## GOAL OF THE EXERCISE
Retype, exactly as they stand, the lines from the start of the data to the line that contains "ax.set_xlim(-20 / 130.5, (643 - 105) / 130.5)", both ends included. Leave the pictures out.

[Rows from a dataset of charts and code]
[BEGIN]

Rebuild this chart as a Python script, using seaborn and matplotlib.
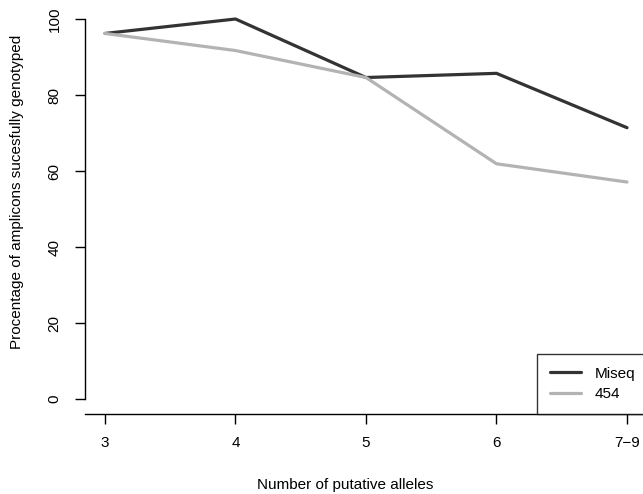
import numpy as np
import pandas as pd
import matplotlib
matplotlib.use("Agg")
import matplotlib.pyplot as plt
import seaborn as sns

# values
alleles = ["3", "4", "5", "6", "7\u22129"]
miseq = [96.2, 100.0, 84.6, 85.7, 71.4]
gs454 = [96.2, 91.7, 84.6, 61.9, 57.1]

sns.set_style("ticks")
plt.rcParams['font.family'] = ['Liberation Sans', 'DejaVu Sans']
FS = 11
plt.rcParams['font.size'] = FS

df = pd.DataFrame({
    'pos': list(range(len(alleles))) * 2,
    'value': miseq + gs454,
    'platform': ['Miseq'] * len(alleles) + ['454'] * len(alleles),
})

W, H = 643, 494
fig = plt.figure(figsize=(W / 100, H / 100), dpi=100)
# axes placed in pixel terms: left spine at x=85, x axis at y=414
ax = fig.add_axes([85 / W, (H - 414) / H, 1 - 85 / W, (414 - 5) / H])

sns.lineplot(data=df, x='pos', y='value', hue='platform',
             palette={'Miseq': '#333333', '454': '#b3b3b3'},
             linewidth=2.3, ax=ax, legend=False, clip_on=False,
             solid_capstyle='round')

px_per_unit_y = 3.8
ax.set_ylim(-15 / px_per_unit_y, (399 - 5) / px_per_unit_y)
ax.set_xlim(-20 / 130.5, (643 - 105) / 130.5)

ax.set_xticks(range(len(alleles)))
ax.set_xticklabels(alleles)
ax.set_yticks([0, 20, 40, 60, 80, 100])
ax.tick_params(axis='both', length=7, width=1, color='black',
               labelsize=FS, labelcolor='black')
ax.tick_params(axis='x', pad=9)
ax.tick_params(axis='y', pad=10, labelrotation=90)
for lab in ax.get_yticklabels():
    lab.set_va('center')

sns.despine(ax=ax, top=True, right=True)
ax.spines['left'].set_bounds(0, 100)
for s in ('left', 'bottom'):
    ax.spines[s].set_linewidth(1)
    ax.spines[s].set_color('black')

ax.set_xlabel('')
ax.set_ylabel('')
fig.text(345 / W, 1 - 485 / H, 'Number of putative alleles',
         ha='center', va='center', fontsize=FS, color='black')
fig.text(17.5 / W, 1 - 192 / H, 'Procentage of amplicons sucesfully genotyped',
         ha='center', va='center', rotation=90, fontsize=FS, color='black')

handles = [plt.Line2D([], [], color='#333333', lw=2.3),
           plt.Line2D([], [], color='#b3b3b3', lw=2.3)]
leg = fig.legend(handles, ['Miseq', '454'], loc='lower left',
                 bbox_to_anchor=(537 / W, (H - 414) / H),
                 frameon=True, fancybox=False, handlelength=2.0,
                 handletextpad=0.9, borderpad=0.85, labelspacing=0.42,
                 borderaxespad=0, fontsize=FS)
leg.get_frame().set_edgecolor('black')
leg.get_frame().set_linewidth(1)
for t in leg.get_texts():
    t.set_color('black')

fig.savefig('out.png', dpi=100)
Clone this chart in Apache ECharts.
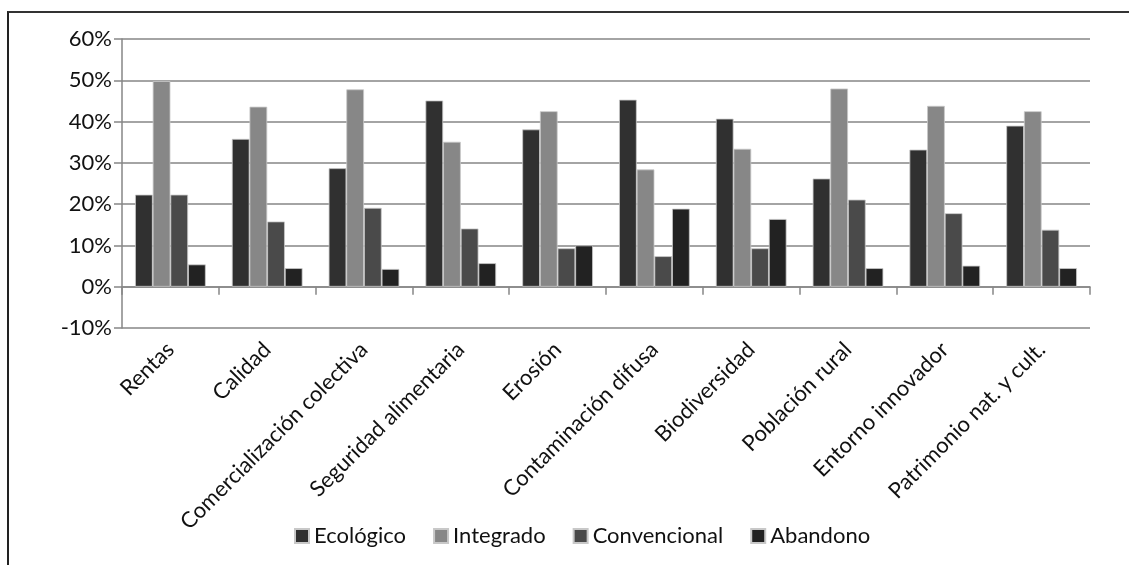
<!DOCTYPE html>
<html>
<head>
<meta charset="utf-8">
<script src="https://cdn.jsdelivr.net/npm/echarts@6/dist/echarts.min.js"></script>
<style>
html,body{margin:0;padding:0;background:#fff;}
#frame{position:absolute;left:7px;top:11px;width:1200px;height:600px;border-left:2px solid #222;border-top:2px solid #333;box-sizing:border-box;pointer-events:none;}
#chart{position:absolute;left:0;top:0;width:1129px;height:565px;}
</style>
</head>
<body>
<div id="chart"></div>
<div id="frame"></div>
<script>
const categories = ["Rentas","Calidad","Comercialización colectiva","Seguridad alimentaria","Erosión","Contaminación difusa","Biodiversidad","Población rural","Entorno innovador","Patrimonio nat. y cult."];
const ecologico    = [22.3, 35.8, 28.7, 45.1, 38.1, 45.3, 40.7, 26.2, 33.2, 39.0];
const integrado    = [49.8, 43.6, 47.8, 35.1, 42.5, 28.4, 33.4, 48.0, 43.8, 42.5];
const convencional = [22.3, 15.8, 19.1, 14.1, 9.3, 7.4, 9.3, 21.1, 17.8, 13.8];
const abandono     = [5.4, 4.5, 4.3, 5.7, 10.0, 18.9, 16.4, 4.5, 5.1, 4.5];
const seriesNames = ["Ecológico","Integrado","Convencional","Abandono"];
const seriesColors = ["#303030","#878787","#4a4a4a","#222222"];
const seriesData = [ecologico, integrado, convencional, abandono];

const FONT = "Lato";
const chart = echarts.init(document.getElementById('chart'));
chart.setOption({
  animation: false,
  textStyle: {fontFamily: FONT},
  legend: {
    bottom: 13,
    left: 289,
    itemWidth: 14,
    itemHeight: 14,
    itemGap: 27,
    icon: 'rect',
    textStyle: {fontFamily: FONT, fontSize: 22, color: '#111'},
    data: seriesNames
  },
  grid: {left: 122, right: 39, top: 39, bottom: 237, containLabel: false},
  xAxis: {
    type: 'category',
    data: categories,
    axisLine: {onZero: true, lineStyle: {color: '#868686', width: 1.5}},
    axisTick: {show: true, length: 8, lineStyle: {color: '#868686', width: 1.5}},
    axisLabel: {rotate: 45, margin: 18, fontFamily: FONT, fontSize: 22, color: '#111', interval: 0}
  },
  yAxis: {
    type: 'value',
    min: -10, max: 60, interval: 10,
    axisLine: {show: true, lineStyle: {color: '#868686', width: 1.5}},
    axisTick: {show: true, length: 8, lineStyle: {color: '#868686', width: 1.5}},
    axisLabel: {formatter: '{value}%', fontFamily: FONT, fontSize: 22, color: '#111', margin: 10},
    splitLine: {lineStyle: {color: '#868686', width: 1.5}}
  },
  series: seriesData.map((d, i) => ({
    name: seriesNames[i],
    type: 'bar',
    data: d,
    barGap: '0%',
    barCategoryGap: '27%',
    itemStyle: {color: seriesColors[i], borderColor: '#c8c8c8', borderWidth: 0.8}
  }))
});
</script>
</body>
</html>
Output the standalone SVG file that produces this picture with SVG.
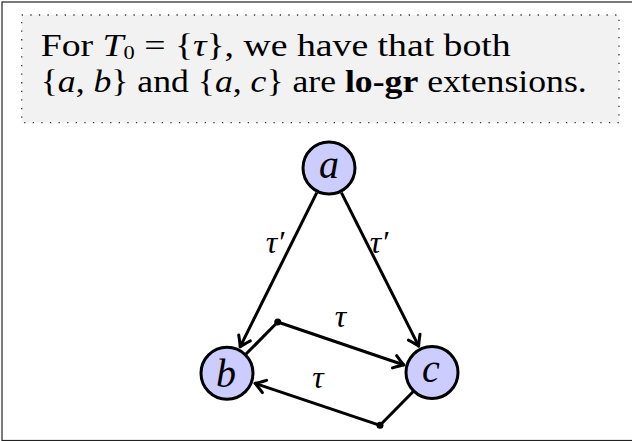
<svg xmlns="http://www.w3.org/2000/svg" width="632" height="441" viewBox="0 0 632 441">
<style>
.txt{font-family:"Liberation Serif","Times New Roman",serif;fill:#000}
.it{font-style:italic}
.node{fill:#ccccff;stroke:#000;stroke-width:3}
.edge{fill:none;stroke:#000;stroke-width:3;stroke-linejoin:round}
.lbl{font-family:"Liberation Serif","Times New Roman",serif;font-style:italic;font-size:32px;text-anchor:middle}
.nl{font-family:"Liberation Serif","Times New Roman",serif;font-style:italic;font-size:40px;text-anchor:middle}
</style>
<defs>
<marker id="arr" markerUnits="userSpaceOnUse" markerWidth="20" markerHeight="20" refX="0" refY="0" viewBox="-12 -10 14 20" orient="auto" overflow="visible">
<path d="M -10 -6.5 Q -3 -1.5 0 0 Q -3 1.5 -10 6.5" fill="none" stroke="#000" stroke-width="3" stroke-linecap="round" stroke-linejoin="round"/>
</marker>
</defs>
<rect x="2" y="2" width="632" height="438.5" fill="#fff" stroke="#222" stroke-width="1.2"/>
<g id="caption">
<rect x="21.7" y="15" width="597.3" height="107.7" fill="#f2f2f2" stroke="#333" stroke-width="1.3" stroke-dasharray="1.3 7.3"/>
<text class="txt" x="40.7" y="56" font-size="32" textLength="470" lengthAdjust="spacingAndGlyphs">For <tspan class="it">T</tspan><tspan font-size="19" dy="3">0</tspan><tspan dy="-3"> = {</tspan><tspan class="it">τ</tspan>}, we have that both</text>
<text class="txt" x="40.7" y="92" font-size="31" textLength="546" lengthAdjust="spacingAndGlyphs">{<tspan class="it">a</tspan>, <tspan class="it">b</tspan>} and {<tspan class="it">a</tspan>, <tspan class="it">c</tspan>} are <tspan font-weight="bold">lo-gr</tspan> extensions.</text>
</g>
<g id="connectors">
<path class="edge" d="M 316.8 192.6 L 240.1 346.9" marker-end="url(#arr)"/>
<path class="edge" d="M 341.4 192.6 L 418.7 346.2" marker-end="url(#arr)"/>
<path class="edge" d="M 245.3 354.8 L 277.7 322 L 404 365" marker-end="url(#arr)"/>
<path class="edge" d="M 413.8 391 L 380 425.3 L 255 383.3" marker-end="url(#arr)"/>
<circle cx="277.7" cy="322" r="3.5" fill="#000"/>
<circle cx="380" cy="425.3" r="3.5" fill="#000"/>
<text class="lbl" x="275" y="253">τ′</text>
<text class="lbl" x="379" y="253">τ′</text>
<text class="lbl" x="340.5" y="327">τ</text>
<text class="lbl" x="318" y="388">τ</text>
</g>
<g id="node-a">
<circle class="node" cx="329" cy="168" r="26"/>
<text class="nl" x="329" y="178">a</text>
</g>
<g id="node-b">
<circle class="node" cx="227" cy="373.3" r="26"/>
<text class="nl" x="226" y="387">b</text>
</g>
<g id="node-c">
<circle class="node" cx="432" cy="372.5" r="26"/>
<text class="nl" x="431" y="381.5">c</text>
</g>
</svg>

[END]

## OUTPUT OF THE TASK
Rebuild this chart as a Python script, using seaborn and matplotlib.
import numpy as np
import pandas as pd
import matplotlib
matplotlib.use("Agg")
import matplotlib.pyplot as plt
import seaborn as sns

# values
alleles = ["3", "4", "5", "6", "7\u22129"]
miseq = [96.2, 100.0, 84.6, 85.7, 71.4]
gs454 = [96.2, 91.7, 84.6, 61.9, 57.1]

sns.set_style("ticks")
plt.rcParams['font.family'] = ['Liberation Sans', 'DejaVu Sans']
FS = 11
plt.rcParams['font.size'] = FS

df = pd.DataFrame({
    'pos': list(range(len(alleles))) * 2,
    'value': miseq + gs454,
    'platform': ['Miseq'] * len(alleles) + ['454'] * len(alleles),
})

W, H = 643, 494
fig = plt.figure(figsize=(W / 100, H / 100), dpi=100)
# axes placed in pixel terms: left spine at x=85, x axis at y=414
ax = fig.add_axes([85 / W, (H - 414) / H, 1 - 85 / W, (414 - 5) / H])

sns.lineplot(data=df, x='pos', y='value', hue='platform',
             palette={'Miseq': '#333333', '454': '#b3b3b3'},
             linewidth=2.3, ax=ax, legend=False, clip_on=False,
             solid_capstyle='round')

px_per_unit_y = 3.8
ax.set_ylim(-15 / px_per_unit_y, (399 - 5) / px_per_unit_y)
ax.set_xlim(-20 / 130.5, (643 - 105) / 130.5)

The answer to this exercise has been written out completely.